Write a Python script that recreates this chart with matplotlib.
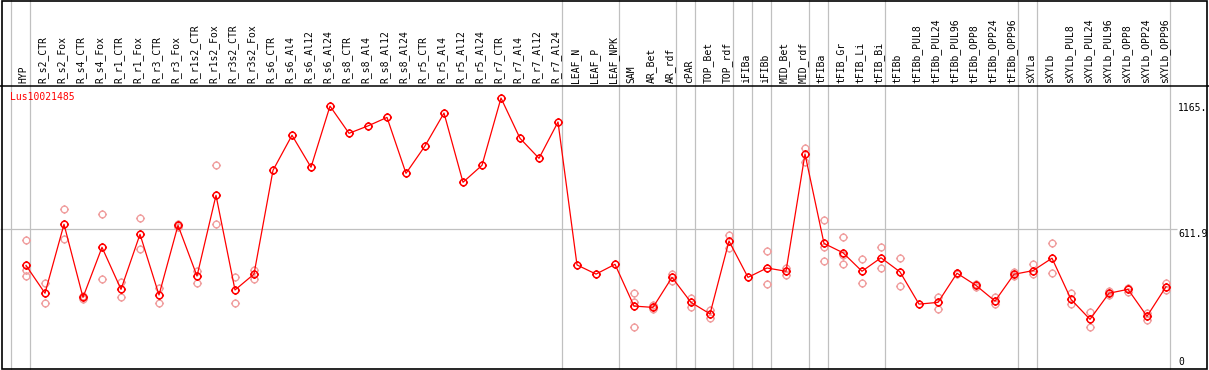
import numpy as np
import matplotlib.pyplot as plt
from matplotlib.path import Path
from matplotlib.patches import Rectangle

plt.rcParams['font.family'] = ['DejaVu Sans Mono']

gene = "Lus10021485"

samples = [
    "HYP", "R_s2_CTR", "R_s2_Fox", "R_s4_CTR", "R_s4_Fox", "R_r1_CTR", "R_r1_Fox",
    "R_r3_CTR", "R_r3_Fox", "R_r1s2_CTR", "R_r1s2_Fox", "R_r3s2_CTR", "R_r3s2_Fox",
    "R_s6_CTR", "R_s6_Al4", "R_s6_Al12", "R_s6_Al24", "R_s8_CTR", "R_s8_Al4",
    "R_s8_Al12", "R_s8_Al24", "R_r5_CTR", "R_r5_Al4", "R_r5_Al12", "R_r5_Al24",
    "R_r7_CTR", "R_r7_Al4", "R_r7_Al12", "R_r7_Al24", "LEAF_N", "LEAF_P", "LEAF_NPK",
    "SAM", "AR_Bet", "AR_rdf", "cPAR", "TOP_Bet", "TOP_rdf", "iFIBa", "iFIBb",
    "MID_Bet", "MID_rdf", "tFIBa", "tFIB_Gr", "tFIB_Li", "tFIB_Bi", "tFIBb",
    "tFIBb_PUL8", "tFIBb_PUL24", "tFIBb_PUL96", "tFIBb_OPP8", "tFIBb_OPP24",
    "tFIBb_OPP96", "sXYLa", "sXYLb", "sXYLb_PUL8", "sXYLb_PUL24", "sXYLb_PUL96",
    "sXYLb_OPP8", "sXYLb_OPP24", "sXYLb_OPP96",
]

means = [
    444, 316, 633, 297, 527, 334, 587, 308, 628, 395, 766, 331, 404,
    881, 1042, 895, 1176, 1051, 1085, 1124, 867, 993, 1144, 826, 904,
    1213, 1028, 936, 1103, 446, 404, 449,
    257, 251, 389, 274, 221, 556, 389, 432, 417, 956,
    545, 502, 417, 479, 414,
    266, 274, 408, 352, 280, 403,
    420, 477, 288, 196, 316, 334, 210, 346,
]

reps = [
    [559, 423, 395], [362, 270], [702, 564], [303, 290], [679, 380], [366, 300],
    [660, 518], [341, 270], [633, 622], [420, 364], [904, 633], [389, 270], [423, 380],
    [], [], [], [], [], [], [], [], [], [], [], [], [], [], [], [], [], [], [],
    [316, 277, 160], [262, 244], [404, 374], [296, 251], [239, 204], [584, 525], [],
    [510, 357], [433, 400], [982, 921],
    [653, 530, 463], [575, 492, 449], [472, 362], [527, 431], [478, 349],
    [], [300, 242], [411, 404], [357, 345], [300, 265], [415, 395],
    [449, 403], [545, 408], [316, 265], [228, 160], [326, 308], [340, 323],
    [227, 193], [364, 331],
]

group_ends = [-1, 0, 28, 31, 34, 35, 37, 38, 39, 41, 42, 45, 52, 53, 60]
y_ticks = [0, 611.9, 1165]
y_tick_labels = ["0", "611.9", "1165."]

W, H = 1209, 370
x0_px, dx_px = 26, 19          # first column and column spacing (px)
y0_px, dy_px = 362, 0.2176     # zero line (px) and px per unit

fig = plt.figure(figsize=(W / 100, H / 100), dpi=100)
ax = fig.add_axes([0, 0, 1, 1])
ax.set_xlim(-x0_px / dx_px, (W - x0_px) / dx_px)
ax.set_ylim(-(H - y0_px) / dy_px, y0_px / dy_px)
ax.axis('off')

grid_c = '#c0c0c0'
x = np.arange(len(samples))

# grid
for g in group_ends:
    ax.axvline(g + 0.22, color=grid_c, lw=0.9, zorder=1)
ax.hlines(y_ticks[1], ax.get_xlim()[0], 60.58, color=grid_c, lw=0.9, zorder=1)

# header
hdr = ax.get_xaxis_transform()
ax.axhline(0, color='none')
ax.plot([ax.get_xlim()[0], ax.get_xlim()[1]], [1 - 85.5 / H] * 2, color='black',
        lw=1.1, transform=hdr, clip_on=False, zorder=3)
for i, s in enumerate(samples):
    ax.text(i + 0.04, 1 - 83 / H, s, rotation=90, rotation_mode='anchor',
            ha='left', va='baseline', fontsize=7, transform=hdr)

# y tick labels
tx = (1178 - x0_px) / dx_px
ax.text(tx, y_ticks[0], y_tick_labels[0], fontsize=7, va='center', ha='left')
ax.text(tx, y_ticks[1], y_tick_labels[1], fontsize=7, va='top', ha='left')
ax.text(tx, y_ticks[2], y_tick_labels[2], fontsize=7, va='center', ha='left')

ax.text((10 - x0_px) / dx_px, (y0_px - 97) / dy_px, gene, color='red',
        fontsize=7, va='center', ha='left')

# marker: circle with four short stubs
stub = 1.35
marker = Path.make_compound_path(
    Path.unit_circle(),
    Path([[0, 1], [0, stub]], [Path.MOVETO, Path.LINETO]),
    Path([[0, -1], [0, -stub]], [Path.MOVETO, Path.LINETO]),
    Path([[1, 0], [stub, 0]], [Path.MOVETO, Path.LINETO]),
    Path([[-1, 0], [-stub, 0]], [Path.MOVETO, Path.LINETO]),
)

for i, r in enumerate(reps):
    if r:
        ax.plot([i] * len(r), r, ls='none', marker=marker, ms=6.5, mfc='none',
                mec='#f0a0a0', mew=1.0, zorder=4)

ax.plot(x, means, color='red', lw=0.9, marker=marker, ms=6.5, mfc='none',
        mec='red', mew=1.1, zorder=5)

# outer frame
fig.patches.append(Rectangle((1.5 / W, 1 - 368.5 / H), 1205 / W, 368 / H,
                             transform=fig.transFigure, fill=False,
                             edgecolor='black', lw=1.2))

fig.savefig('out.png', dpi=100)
──────
→ Given request
Write out the listing word for word, omitting the pictures it holds.

→ Response to this exercise
Write a Python script that recreates this chart with matplotlib.
import numpy as np
import matplotlib.pyplot as plt
from matplotlib.path import Path
from matplotlib.patches import Rectangle

plt.rcParams['font.family'] = ['DejaVu Sans Mono']

gene = "Lus10021485"

samples = [
    "HYP", "R_s2_CTR", "R_s2_Fox", "R_s4_CTR", "R_s4_Fox", "R_r1_CTR", "R_r1_Fox",
    "R_r3_CTR", "R_r3_Fox", "R_r1s2_CTR", "R_r1s2_Fox", "R_r3s2_CTR", "R_r3s2_Fox",
    "R_s6_CTR", "R_s6_Al4", "R_s6_Al12", "R_s6_Al24", "R_s8_CTR", "R_s8_Al4",
    "R_s8_Al12", "R_s8_Al24", "R_r5_CTR", "R_r5_Al4", "R_r5_Al12", "R_r5_Al24",
    "R_r7_CTR", "R_r7_Al4", "R_r7_Al12", "R_r7_Al24", "LEAF_N", "LEAF_P", "LEAF_NPK",
    "SAM", "AR_Bet", "AR_rdf", "cPAR", "TOP_Bet", "TOP_rdf", "iFIBa", "iFIBb",
    "MID_Bet", "MID_rdf", "tFIBa", "tFIB_Gr", "tFIB_Li", "tFIB_Bi", "tFIBb",
    "tFIBb_PUL8", "tFIBb_PUL24", "tFIBb_PUL96", "tFIBb_OPP8", "tFIBb_OPP24",
    "tFIBb_OPP96", "sXYLa", "sXYLb", "sXYLb_PUL8", "sXYLb_PUL24", "sXYLb_PUL96",
    "sXYLb_OPP8", "sXYLb_OPP24", "sXYLb_OPP96",
]

means = [
    444, 316, 633, 297, 527, 334, 587, 308, 628, 395, 766, 331, 404,
    881, 1042, 895, 1176, 1051, 1085, 1124, 867, 993, 1144, 826, 904,
    1213, 1028, 936, 1103, 446, 404, 449,
    257, 251, 389, 274, 221, 556, 389, 432, 417, 956,
    545, 502, 417, 479, 414,
    266, 274, 408, 352, 280, 403,
    420, 477, 288, 196, 316, 334, 210, 346,
]

reps = [
    [559, 423, 395], [362, 270], [702, 564], [303, 290], [679, 380], [366, 300],
    [660, 518], [341, 270], [633, 622], [420, 364], [904, 633], [389, 270], [423, 380],
    [], [], [], [], [], [], [], [], [], [], [], [], [], [], [], [], [], [], [],
    [316, 277, 160], [262, 244], [404, 374], [296, 251], [239, 204], [584, 525], [],
    [510, 357], [433, 400], [982, 921],
    [653, 530, 463], [575, 492, 449], [472, 362], [527, 431], [478, 349],
    [], [300, 242], [411, 404], [357, 345], [300, 265], [415, 395],
    [449, 403], [545, 408], [316, 265], [228, 160], [326, 308], [340, 323],
    [227, 193], [364, 331],
]

group_ends = [-1, 0, 28, 31, 34, 35, 37, 38, 39, 41, 42, 45, 52, 53, 60]
y_ticks = [0, 611.9, 1165]
y_tick_labels = ["0", "611.9", "1165."]

W, H = 1209, 370
x0_px, dx_px = 26, 19          # first column and column spacing (px)
y0_px, dy_px = 362, 0.2176     # zero line (px) and px per unit

fig = plt.figure(figsize=(W / 100, H / 100), dpi=100)
ax = fig.add_axes([0, 0, 1, 1])
ax.set_xlim(-x0_px / dx_px, (W - x0_px) / dx_px)
ax.set_ylim(-(H - y0_px) / dy_px, y0_px / dy_px)
ax.axis('off')

grid_c = '#c0c0c0'
x = np.arange(len(samples))

# grid
for g in group_ends:
    ax.axvline(g + 0.22, color=grid_c, lw=0.9, zorder=1)
ax.hlines(y_ticks[1], ax.get_xlim()[0], 60.58, color=grid_c, lw=0.9, zorder=1)

# header
hdr = ax.get_xaxis_transform()
ax.axhline(0, color='none')
ax.plot([ax.get_xlim()[0], ax.get_xlim()[1]], [1 - 85.5 / H] * 2, color='black',
        lw=1.1, transform=hdr, clip_on=False, zorder=3)
for i, s in enumerate(samples):
    ax.text(i + 0.04, 1 - 83 / H, s, rotation=90, rotation_mode='anchor',
            ha='left', va='baseline', fontsize=7, transform=hdr)

# y tick labels
tx = (1178 - x0_px) / dx_px
ax.text(tx, y_ticks[0], y_tick_labels[0], fontsize=7, va='center', ha='left')
ax.text(tx, y_ticks[1], y_tick_labels[1], fontsize=7, va='top', ha='left')
ax.text(tx, y_ticks[2], y_tick_labels[2], fontsize=7, va='center', ha='left')

ax.text((10 - x0_px) / dx_px, (y0_px - 97) / dy_px, gene, color='red',
        fontsize=7, va='center', ha='left')

# marker: circle with four short stubs
stub = 1.35
marker = Path.make_compound_path(
    Path.unit_circle(),
    Path([[0, 1], [0, stub]], [Path.MOVETO, Path.LINETO]),
    Path([[0, -1], [0, -stub]], [Path.MOVETO, Path.LINETO]),
    Path([[1, 0], [stub, 0]], [Path.MOVETO, Path.LINETO]),
    Path([[-1, 0], [-stub, 0]], [Path.MOVETO, Path.LINETO]),
)

for i, r in enumerate(reps):
    if r:
        ax.plot([i] * len(r), r, ls='none', marker=marker, ms=6.5, mfc='none',
                mec='#f0a0a0', mew=1.0, zorder=4)

ax.plot(x, means, color='red', lw=0.9, marker=marker, ms=6.5, mfc='none',
        mec='red', mew=1.1, zorder=5)

# outer frame
fig.patches.append(Rectangle((1.5 / W, 1 - 368.5 / H), 1205 / W, 368 / H,
                             transform=fig.transFigure, fill=False,
                             edgecolor='black', lw=1.2))

fig.savefig('out.png', dpi=100)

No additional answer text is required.